アルゼンチンで編集されたスペイン語圏向けのベスト盤。1981年〜84年までの作品から選曲されている。いかにも南米受けしそうな野暮ったい歌謡ポップス風の楽曲が多いので、かなり好き嫌いは分かれてしまうかもしれない。個人的にも、この辺になってくるとちょっとキツいなあ・・・(笑)。スペインのマエストロ、フアン・カルロス・カルデロンが手掛けた#7なんかも、アレンジ次第ではもっと良くなりそうな気はするのだが。いかんせんダサイ。とにかく、ダサ過ぎる。「フラッシュダンス」辺りのジョルジョ・モロダー風のシンセ・サウンドをフィーチャーした#9や#11なんか余りにも中途半端で、ダサさを超えて寒気までしてくるのだから困ったもの。よっぽどコアなファンでない限りは、最後まで聴くのも至難の技ですねー、きっと。残念ながら。
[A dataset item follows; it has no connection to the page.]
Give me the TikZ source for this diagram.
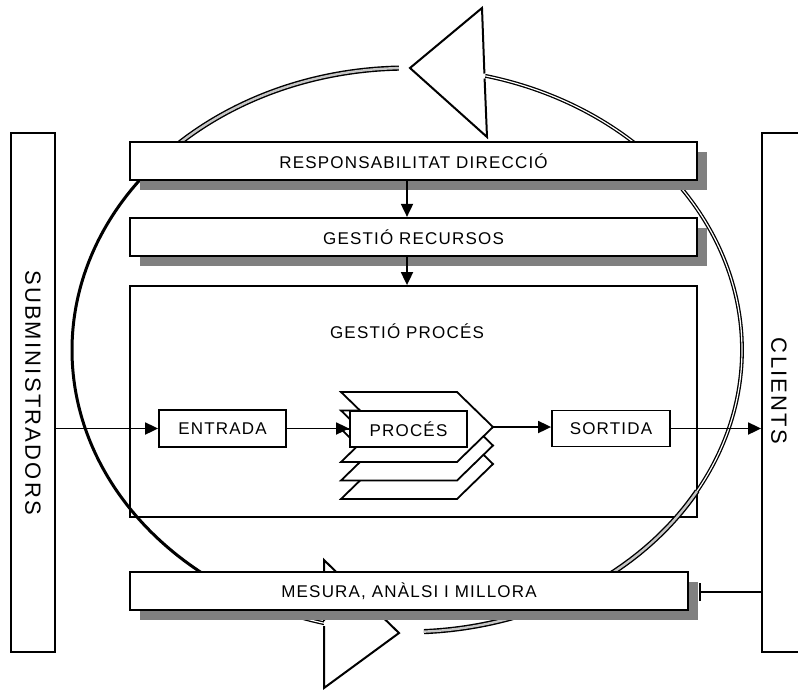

70年代後半のヒット曲のセルフ・リメイクと新曲で構成されたベスト盤。当時のオリジナル・バージョンは全く収録されていないのでご注意を。ハウス風のクラブ向けっぽいアレンジが目立つものの、やはり著しい歌声の衰えは隠せない。オバサン頑張ってます!という意味では評価できるのかもしれないが、率直なところ当時のボーカル・トラックを使ったリミックス盤として製作するべきだったように思う。最近のティナ・チャールズやアニタ・ワードなどもそうなのだが、よほど常日頃からボーカル・トレーニングを積み重ねていない限りは、往年のヒット曲を歌うというのは非常にリスクが高いものなのである。そういった意味では、年を取るというのは残酷なもんだと思う。